Rand Paul's vision was for a caucus that would form a link between grassroots Tea Party leaders around the country and their representative voices in Congress to keep them accountable to the principles of limited government, even using modern technology to receive grassroots input and hold online town hall meetings.
Now he's working to make that vision a reality in the U.S. Senate, and also hoping to create a bicameral caucus, which would hold joint meetings with both Senators and Representatives committed to limiting the size, role, and influence of Washington.
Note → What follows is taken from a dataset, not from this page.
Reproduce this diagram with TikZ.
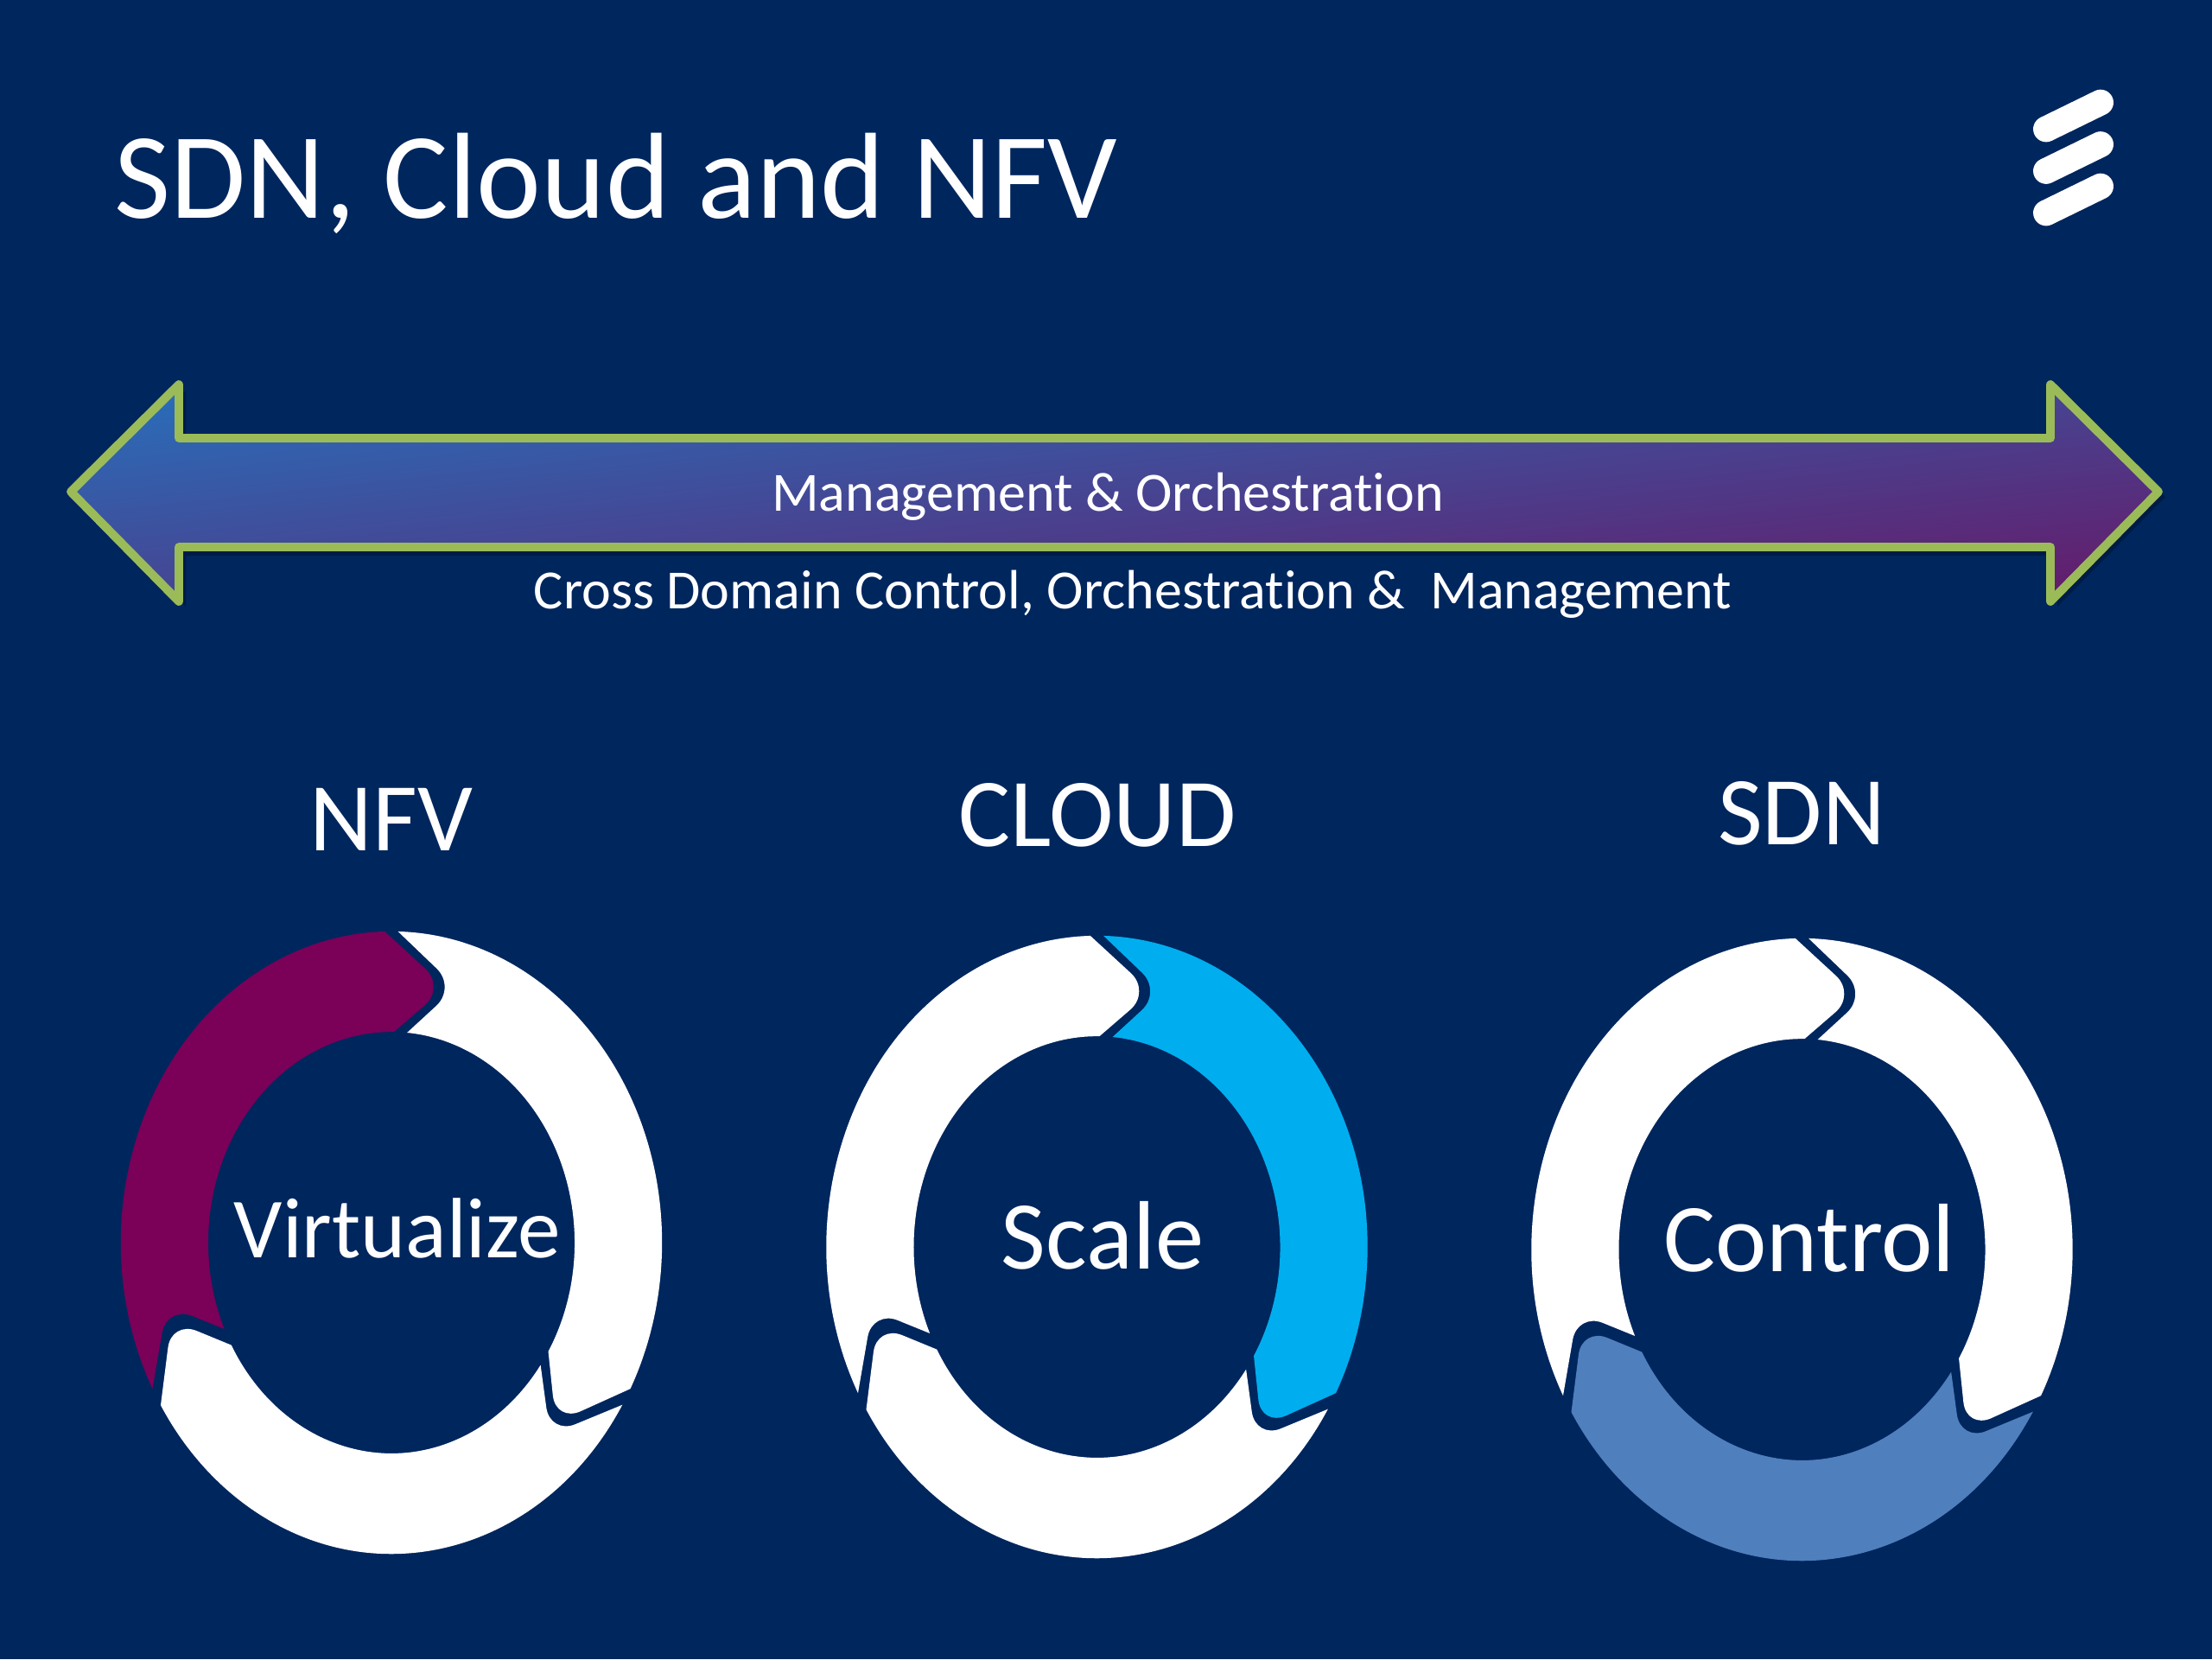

But his father, Congressman Ron Paul has elected not to join Rep. Michele Bachmann's Tea Party Caucus in the U.S. House, over concerns that it would result in the Washington establishment hijacking a grassroots movement. His chief of staff Jeff Deist wrote in an e-mail to The Daily Caller:
"Congressman Paul decided not to join the Tea Party Caucus. He strongly believes the Tea Party movement should remain a grassroots phenomenon, rather than being co-opted by Washington or any political party."
It should be no surprise that Ron Paul would disdain the centralization of anything, including a movement committed to de-centralizing Washington, especially when so many of the 52 official members of Bachmann's Tea Party Caucus have a record of voting to actually grow government.
Take Zach Wamp, who is a member of the Tea Party Caucus, yet voted for the $700 billion Wall Street bailout that launched the 2009 Tea Party protest movement, a vote he was only able to cast because he broke an earlier promise he made to his district that he would term-limit himself after serving six terms, effectively slaughtering another sacred cow of the Tea Party movement.
Or look at Pete Hoekstra, who also voted for the $700 billion TARP bailout and even approved a bill for nearly $200 billion in additional stimulus spending just a year before joining Bachmann's caucus. He's also a cheerleader for the budget-busting wars in the Middle East and voted to allow electronic surveillance without a warrant in 2006.
It's voting records like that on matters of bailouts, civil liberties and America's commitment to open-ended occupations of other countries that led Ron Paul's former chief of staff, Lew Rockwell to recently call the Tea Party Caucus' members pro-police state, pro-war, and pro-empire, which precludes them in his opinion from truly being "limited-government."